The interspersing of sequences in the new show -- video, musical, tableaux -- makes more sense the more I think of it. I'm beginning to see how sequences will comment on each other and flow. I have the ending in mind now, too. Even besides the tech difficulty of the big (literally) bloody ending I had thought of previously, I'd come to realize that was too "dramatic" an image and I needed something else, unsettling and frame-breaking, but not violent. So I got it this morning. Now to try it with the cast.

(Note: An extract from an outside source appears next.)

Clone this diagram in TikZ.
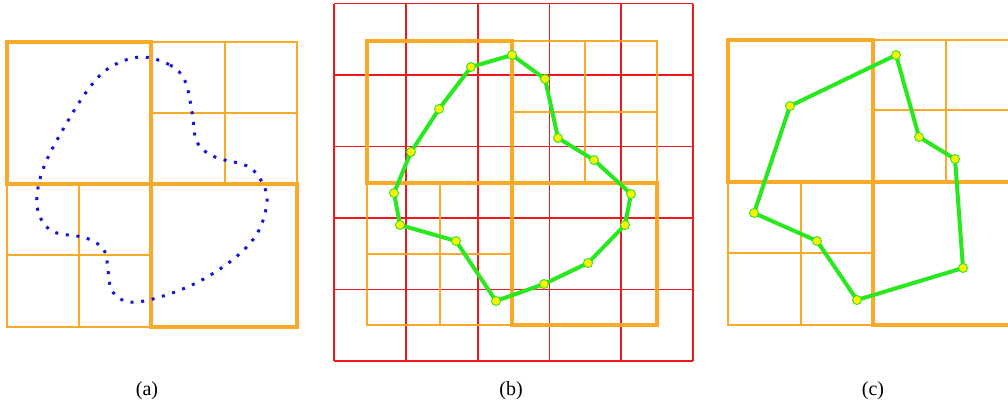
\documentclass[tikz,border=0pt]{standalone}
\usepackage{fontspec}
\setmainfont{Liberation Serif}
\usepackage{xcolor}
\definecolor{qorange}{RGB}{250,170,40}
\definecolor{qred}{RGB}{240,25,25}
\definecolor{qgreen}{RGB}{40,232,30}
\definecolor{qblue}{RGB}{20,20,225}

\begin{document}
\begin{tikzpicture}[x=1pt, y=-1pt,
    thin cell/.style={draw=qorange, line width=1.7pt},
    big cell/.style={draw=qorange, line width=3.4pt},
    grid line/.style={draw=qred, line width=1.8pt},
    poly/.style={draw=qgreen, line width=4pt, line join=round},
    vtx/.style={circle, fill=yellow, draw=qgreen, line width=0.9pt, minimum size=9pt, inner sep=0pt},
    caption/.style={font=\fontsize{20}{24}\selectfont, inner sep=0pt}]
    \useasboundingbox (0,0) rectangle (1008,410);
    \clip (0,0) rectangle (1008,410);

    % (a) quadtree and contour
    \begin{scope}[shift={(7,42)}]
        \draw[thin cell] (144,0) rectangle (290,142) (218,0) -- (218,142) (144,71) -- (290,71);
        \draw[thin cell] (0,142) rectangle (144,285) (72,142) -- (72,285) (0,213) -- (144,213);
        \draw[big cell] (0,0) rectangle (144,142);
        \draw[big cell] (144,142) rectangle (290,285);
    \end{scope}
    \draw[qblue, line width=3pt, dash pattern=on 3pt off 7.7pt]
        plot[smooth cycle, tension=0.6] coordinates {(140,57) (170,65) (185,81) (192,112) (197,142)
        (215,157) (247,166) (262,182) (267,202) (258,232) (236,257) (200,281) (160,297)
        (129,302) (112,291) (108,270) (104,250) (86,238) (54,232) (40,217) (37,195)
        (45,164) (65,126) (87,91) (109,68)};
    \node[caption] (capa) at (147,391) {(a)};

    % (b) grid, quadtree and polygon
    \foreach \i in {0,...,5} {
        \draw[grid line] (334+71.8*\i,3.5) -- (334+71.8*\i,361);
        \draw[grid line] (334,3.5+71.5*\i) -- (693,3.5+71.5*\i);
    }
    \begin{scope}[shift={(367,41)}]
        \draw[thin cell] (145,0) rectangle (290,142) (218,0) -- (218,142) (145,71) -- (290,71);
        \draw[thin cell] (0,142) rectangle (145,284) (73,142) -- (73,284) (0,213) -- (145,213);
        \draw[big cell] (0,0) rectangle (145,142);
        \draw[big cell] (145,142) rectangle (290,284);
    \end{scope}
    \foreach \n/\p in {1/{512,55}, 2/{545,79}, 3/{558,138}, 4/{594,160}, 5/{631,194},
        6/{625,225}, 7/{588,263}, 8/{544,284}, 9/{496,301}, 10/{456,241},
        11/{400,225}, 12/{394,193}, 13/{411,152}, 14/{439,109}, 15/{471,67}}
        \coordinate (b\n) at (\p);
    \draw[poly] (b1) \foreach \n in {2,...,15} { -- (b\n) } -- cycle;
    \foreach \n in {1,...,15}
        \node[vtx] (bv\n) at (b\n) {};
    \node[caption] (capb) at (511,391) {(b)};

    % (c) quadtree and simplified polygon
    \begin{scope}[shift={(728,40)}]
        \draw[thin cell] (145,0) rectangle (290,142) (218,0) -- (218,142) (145,70) -- (290,70);
        \draw[thin cell] (0,142) rectangle (145,285) (73,142) -- (73,285) (0,213) -- (145,213);
        \draw[big cell] (0,0) rectangle (145,142);
        \draw[big cell] (145,142) rectangle (290,285);
    \end{scope}
    \foreach \n/\p in {1/{896,55}, 2/{919,137}, 3/{955,159}, 4/{963,268},
        5/{857,300}, 6/{817,241}, 7/{754,213}, 8/{790,106}}
        \coordinate (c\n) at (\p);
    \draw[poly] (c1) \foreach \n in {2,...,8} { -- (c\n) } -- cycle;
    \foreach \n in {1,...,8}
        \node[vtx] (cv\n) at (c\n) {};
    \node[caption] (capc) at (873,391) {(c)};
\end{tikzpicture}
\end{document}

Backlog of paperwork to be done for the show as well -- publicity materials, AEA and insurance documents, festival requirements. Not looking forward to that. I'm supposed to have publicity photos by next Monday. Of what? I need a poster/postcard/t-shirt image as well -- some kind of propaganda poster-looking-thing, I think. Don't think work will happen today though; doesn't feel like a productive work day. Contemplation day. Ideas are needed.